### INSTRUCTIONS TO FOLLOW:
Set down the data below from its first line to the line holding "(0,0) rectangle (984,486);", inclusive; omit all pictures.

### INFORMATION SHOWN:
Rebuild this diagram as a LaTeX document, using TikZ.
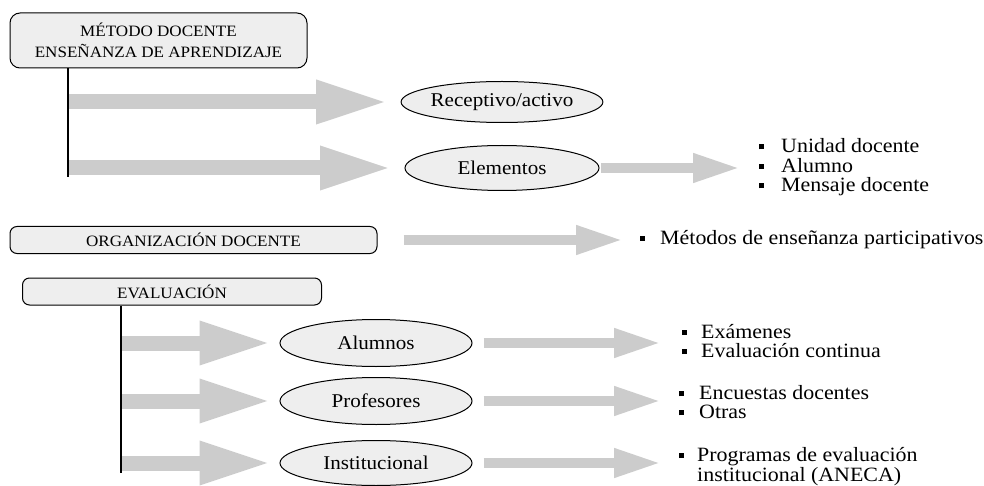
\documentclass[tikz,border=0pt]{standalone}
\usepackage{fontspec}
\setmainfont{Liberation Serif}[FakeStretch=1.08]
\usetikzlibrary{shapes.geometric,arrows.meta}

\definecolor{arrowgray}{HTML}{CCCCCC}
\definecolor{boxgray}{HTML}{EEEEEE}

\newcommand{\sqbul}{\raisebox{3.5pt}{\rule{5pt}{5pt}}}
\newcommand{\capsize}{\fontsize{15.8}{21}\selectfont}
\newcommand{\txtsize}{\fontsize{19.5}{18}\selectfont}
\newcommand{\lstsize}{\fontsize{20.3}{18}\selectfont}

\tikzset{
  bigarrow/.style={draw=arrowgray,line width=15pt,-{Triangle[length=72pt,width=40pt]}},
  smallarrow/.style={draw=arrowgray,line width=10pt,-{Triangle[length=47pt,width=27pt]}},
  trunk/.style={draw,line width=1.3pt}
}

\begin{document}
\begin{tikzpicture}[x=1pt,y=-1pt]

      \useasboundingbox (0,0) rectangle (984,486);

      \begin{scope}[every node/.style={draw,line width=1pt,fill=boxgray,rounded corners=7pt,
          inner sep=0pt,align=center,font=\capsize}]
        \node[minimum width=297pt,minimum height=55pt,rounded corners=10pt] (met) at (158.5,40.5)
          {MÉTODO DOCENTE\\ENSEÑANZA DE APRENDIZAJE};
        \node[minimum width=367pt,minimum height=27pt] (org) at (193.5,240) {ORGANIZACIÓN DOCENTE};
        \node[minimum width=299pt,minimum height=27pt] (eva) at (172,291.5) {EVALUACIÓN};
      \end{scope}

      \begin{scope}[every node/.style={ellipse,draw,line width=1pt,fill=boxgray,inner sep=0pt,
          minimum width=194pt,minimum height=45pt,font=\txtsize}]
        \node[minimum height=41pt] (rec) at (502,102) {Receptivo/activo};
        \node (ele) at (502,168) {Elementos};
        \node[minimum width=192pt,minimum height=47pt] (alu) at (376,343) {Alumnos};
        \node[minimum width=192pt,minimum height=47pt] (pro) at (376,401) {Profesores};
        \node[minimum width=192pt] (ins) at (376,463) {Institucional};
      \end{scope}

      \begin{scope}[every node/.style={anchor=west,inner sep=0pt,font=\lstsize}]
        \node (lele) at (759,168) {\begin{tabular}{@{}l@{\hspace{17pt}}l@{}}
          \sqbul & Unidad docente\\ \sqbul & Alumno\\ \sqbul & Mensaje docente\end{tabular}};
        \node (lorg) at (640,240) {\begin{tabular}{@{}l@{\hspace{15pt}}l@{}}
          \sqbul & Métodos de enseñanza participativos\end{tabular}};
        \node (lalu) at (682,343.5) {\begin{tabular}{@{}l@{\hspace{14pt}}l@{}}
          \sqbul & Exámenes\\ \sqbul & Evaluación continua\end{tabular}};
        \node (lpro) at (679,405) {\begin{tabular}{@{}l@{\hspace{15pt}}l@{}}
          \sqbul & Encuestas docentes\\ \sqbul & Otras\end{tabular}};
        \node (lins) at (679,467) {\begin{tabular}{@{}l@{\hspace{13pt}}l@{}}
          \sqbul & Programas de evaluación\\ & institucional (ANECA)\end{tabular}};
      \end{scope}

      \coordinate (t1) at (68,177);
      \coordinate (t2) at (121,473);

      \begin{scope}[every edge/.style={bigarrow}]
        \path (t1 |- rec) edge[shorten >=12.5pt] (rec.west);
        \path (t1 |- ele) edge[shorten >=12.5pt] (ele.west);
        \path (t2 |- alu) edge[shorten >=8pt] (alu.west);
        \path (t2 |- pro) edge[shorten >=8pt] (pro.west);
        \path (t2 |- ins) edge[shorten >=8pt] (ins.west);
      \end{scope}

      \begin{scope}[every edge/.style={smallarrow}]
        \path (ele.east) edge[shorten <=1.5pt,shorten >=19pt] (lele.west |- ele);
        \path (org.east) edge[shorten <=26pt,shorten >=17pt] (lorg.west |- org);
        \path (alu.east) edge[shorten <=11pt,shorten >=21pt] (lalu.west |- alu);
        \path (pro.east) edge[shorten <=11pt,shorten >=18pt] (lpro.west |- pro);
        \path (ins.east) edge[shorten <=11pt,shorten >=18pt] (lins.west |- ins);
      \end{scope}

      \begin{scope}[every edge/.style={trunk}]
        \path (met.south -| t1) edge (t1);
        \path (eva.south -| t2) edge (t2);
      \end{scope}

    \end{tikzpicture}
\end{document}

### WORKED ANSWER:
Rebuild this diagram as a LaTeX document, using TikZ.
\documentclass[tikz,border=0pt]{standalone}
\usepackage{fontspec}
\setmainfont{Liberation Serif}[FakeStretch=1.08]
\usetikzlibrary{shapes.geometric,arrows.meta}

\definecolor{arrowgray}{HTML}{CCCCCC}
\definecolor{boxgray}{HTML}{EEEEEE}

\newcommand{\sqbul}{\raisebox{3.5pt}{\rule{5pt}{5pt}}}
\newcommand{\capsize}{\fontsize{15.8}{21}\selectfont}
\newcommand{\txtsize}{\fontsize{19.5}{18}\selectfont}
\newcommand{\lstsize}{\fontsize{20.3}{18}\selectfont}

\tikzset{
  bigarrow/.style={draw=arrowgray,line width=15pt,-{Triangle[length=72pt,width=40pt]}},
  smallarrow/.style={draw=arrowgray,line width=10pt,-{Triangle[length=47pt,width=27pt]}},
  trunk/.style={draw,line width=1.3pt}
}

\begin{document}
\begin{tikzpicture}[x=1pt,y=-1pt]

      \useasboundingbox (0,0) rectangle (984,486);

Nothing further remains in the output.